— START OF DATASET EXTRACT —

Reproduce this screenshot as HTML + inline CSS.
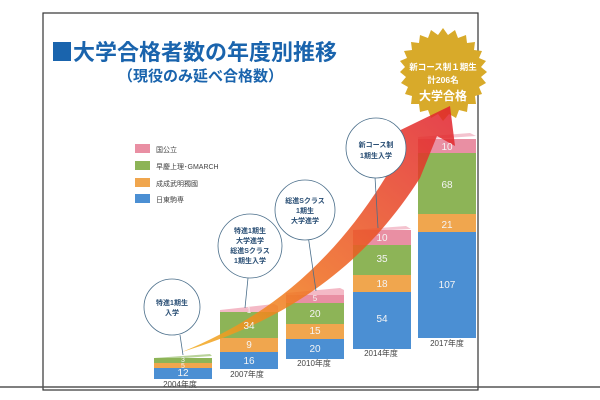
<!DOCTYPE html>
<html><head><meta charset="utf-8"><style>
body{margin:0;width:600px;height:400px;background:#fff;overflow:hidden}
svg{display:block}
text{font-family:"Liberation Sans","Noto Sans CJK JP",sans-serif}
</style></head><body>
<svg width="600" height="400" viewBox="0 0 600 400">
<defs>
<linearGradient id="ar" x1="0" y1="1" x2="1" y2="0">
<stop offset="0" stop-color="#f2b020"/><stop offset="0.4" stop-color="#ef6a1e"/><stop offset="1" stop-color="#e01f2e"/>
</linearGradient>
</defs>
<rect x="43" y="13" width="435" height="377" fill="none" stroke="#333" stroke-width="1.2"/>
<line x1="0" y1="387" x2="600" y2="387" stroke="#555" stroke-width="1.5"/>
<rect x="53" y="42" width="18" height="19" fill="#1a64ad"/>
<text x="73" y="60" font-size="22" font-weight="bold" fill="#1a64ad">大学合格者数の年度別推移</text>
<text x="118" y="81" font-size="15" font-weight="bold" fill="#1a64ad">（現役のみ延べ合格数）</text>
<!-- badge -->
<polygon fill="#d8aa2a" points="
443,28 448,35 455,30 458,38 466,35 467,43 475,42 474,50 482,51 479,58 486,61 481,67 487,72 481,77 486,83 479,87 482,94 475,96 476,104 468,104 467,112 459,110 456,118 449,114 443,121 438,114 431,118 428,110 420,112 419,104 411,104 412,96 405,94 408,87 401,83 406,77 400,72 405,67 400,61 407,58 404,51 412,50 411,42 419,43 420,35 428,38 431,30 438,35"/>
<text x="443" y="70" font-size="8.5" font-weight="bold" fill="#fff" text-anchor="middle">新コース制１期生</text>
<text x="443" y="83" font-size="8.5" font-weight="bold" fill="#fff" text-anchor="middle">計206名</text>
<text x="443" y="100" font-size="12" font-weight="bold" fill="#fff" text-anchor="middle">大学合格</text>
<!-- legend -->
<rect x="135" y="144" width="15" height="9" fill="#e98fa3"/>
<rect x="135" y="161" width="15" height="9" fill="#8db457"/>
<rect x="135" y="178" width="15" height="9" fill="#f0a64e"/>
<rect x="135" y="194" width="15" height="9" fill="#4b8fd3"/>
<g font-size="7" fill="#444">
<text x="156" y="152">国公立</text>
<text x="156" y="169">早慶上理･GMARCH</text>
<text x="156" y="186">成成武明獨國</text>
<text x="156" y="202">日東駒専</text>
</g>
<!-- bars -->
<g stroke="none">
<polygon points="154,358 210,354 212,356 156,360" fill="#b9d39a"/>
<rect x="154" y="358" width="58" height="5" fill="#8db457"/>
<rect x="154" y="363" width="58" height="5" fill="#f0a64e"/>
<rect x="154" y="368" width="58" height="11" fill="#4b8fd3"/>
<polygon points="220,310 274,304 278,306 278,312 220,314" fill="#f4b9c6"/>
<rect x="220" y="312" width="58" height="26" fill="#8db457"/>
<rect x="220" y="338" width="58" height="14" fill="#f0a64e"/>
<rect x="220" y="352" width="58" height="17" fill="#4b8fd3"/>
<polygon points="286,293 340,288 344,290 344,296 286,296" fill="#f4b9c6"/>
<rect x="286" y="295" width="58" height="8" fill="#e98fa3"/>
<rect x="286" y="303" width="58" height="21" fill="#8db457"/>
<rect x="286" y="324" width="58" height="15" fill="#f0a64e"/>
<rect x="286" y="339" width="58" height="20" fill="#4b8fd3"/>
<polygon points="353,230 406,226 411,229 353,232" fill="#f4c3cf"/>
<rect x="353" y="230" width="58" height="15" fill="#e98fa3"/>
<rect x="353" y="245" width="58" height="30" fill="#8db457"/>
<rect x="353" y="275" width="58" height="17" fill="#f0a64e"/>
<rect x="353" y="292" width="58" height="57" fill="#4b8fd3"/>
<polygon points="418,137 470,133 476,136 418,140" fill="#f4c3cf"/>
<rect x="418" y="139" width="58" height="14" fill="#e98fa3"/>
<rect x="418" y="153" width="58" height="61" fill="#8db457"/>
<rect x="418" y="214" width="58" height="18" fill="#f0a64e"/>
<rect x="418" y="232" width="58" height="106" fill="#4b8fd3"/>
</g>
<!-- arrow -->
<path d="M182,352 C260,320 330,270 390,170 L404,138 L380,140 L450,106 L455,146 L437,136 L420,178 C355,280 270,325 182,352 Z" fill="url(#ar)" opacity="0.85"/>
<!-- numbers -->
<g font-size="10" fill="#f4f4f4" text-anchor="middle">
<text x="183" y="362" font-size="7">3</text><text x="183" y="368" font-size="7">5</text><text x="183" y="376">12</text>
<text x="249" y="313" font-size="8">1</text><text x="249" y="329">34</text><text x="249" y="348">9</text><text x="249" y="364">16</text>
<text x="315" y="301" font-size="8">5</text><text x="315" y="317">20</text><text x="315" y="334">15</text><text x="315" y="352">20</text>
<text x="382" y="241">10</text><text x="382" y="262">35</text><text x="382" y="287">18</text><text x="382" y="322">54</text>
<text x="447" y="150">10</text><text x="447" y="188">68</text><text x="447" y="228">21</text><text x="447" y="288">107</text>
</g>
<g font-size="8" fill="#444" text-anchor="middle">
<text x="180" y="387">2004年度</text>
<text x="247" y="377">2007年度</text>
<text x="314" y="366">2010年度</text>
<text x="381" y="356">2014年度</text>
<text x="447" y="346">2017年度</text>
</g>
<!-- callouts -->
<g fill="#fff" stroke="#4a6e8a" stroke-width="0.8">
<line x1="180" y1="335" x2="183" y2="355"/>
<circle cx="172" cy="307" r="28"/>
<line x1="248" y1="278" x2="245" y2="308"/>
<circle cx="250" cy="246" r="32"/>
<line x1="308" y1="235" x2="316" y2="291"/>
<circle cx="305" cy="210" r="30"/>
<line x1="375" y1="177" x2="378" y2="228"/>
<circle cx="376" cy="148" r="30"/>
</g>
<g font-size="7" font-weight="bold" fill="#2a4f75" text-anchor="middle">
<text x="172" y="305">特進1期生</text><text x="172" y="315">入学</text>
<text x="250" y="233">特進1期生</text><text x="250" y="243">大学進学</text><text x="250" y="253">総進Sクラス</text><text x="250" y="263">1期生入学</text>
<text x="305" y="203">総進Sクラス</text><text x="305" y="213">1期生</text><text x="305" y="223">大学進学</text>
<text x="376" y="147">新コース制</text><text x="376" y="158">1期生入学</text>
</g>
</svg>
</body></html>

— END OF DATASET EXTRACT —
— START OF DATASET EXTRACT —

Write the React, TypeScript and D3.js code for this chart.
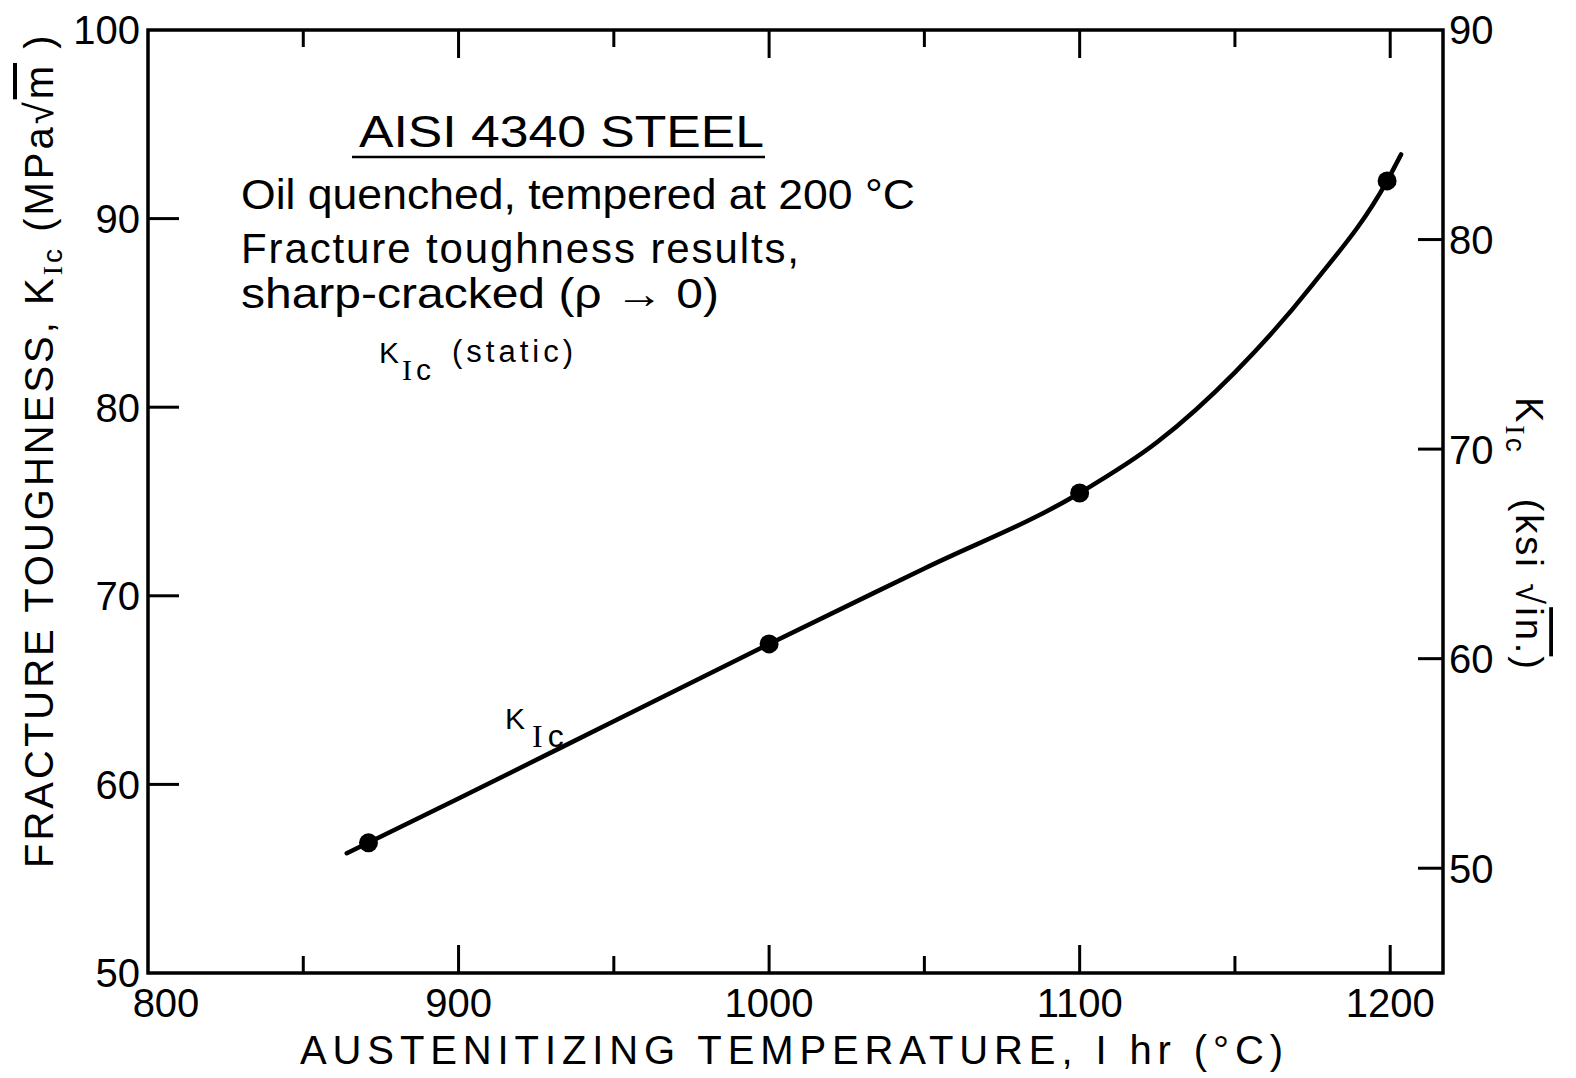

— END OF DATASET EXTRACT —

Show every line where the string "this" appears.

ANSWER:
Reproduce this screenshot as HTML + inline CSS.
Write the React, TypeScript and D3.js code for this chart.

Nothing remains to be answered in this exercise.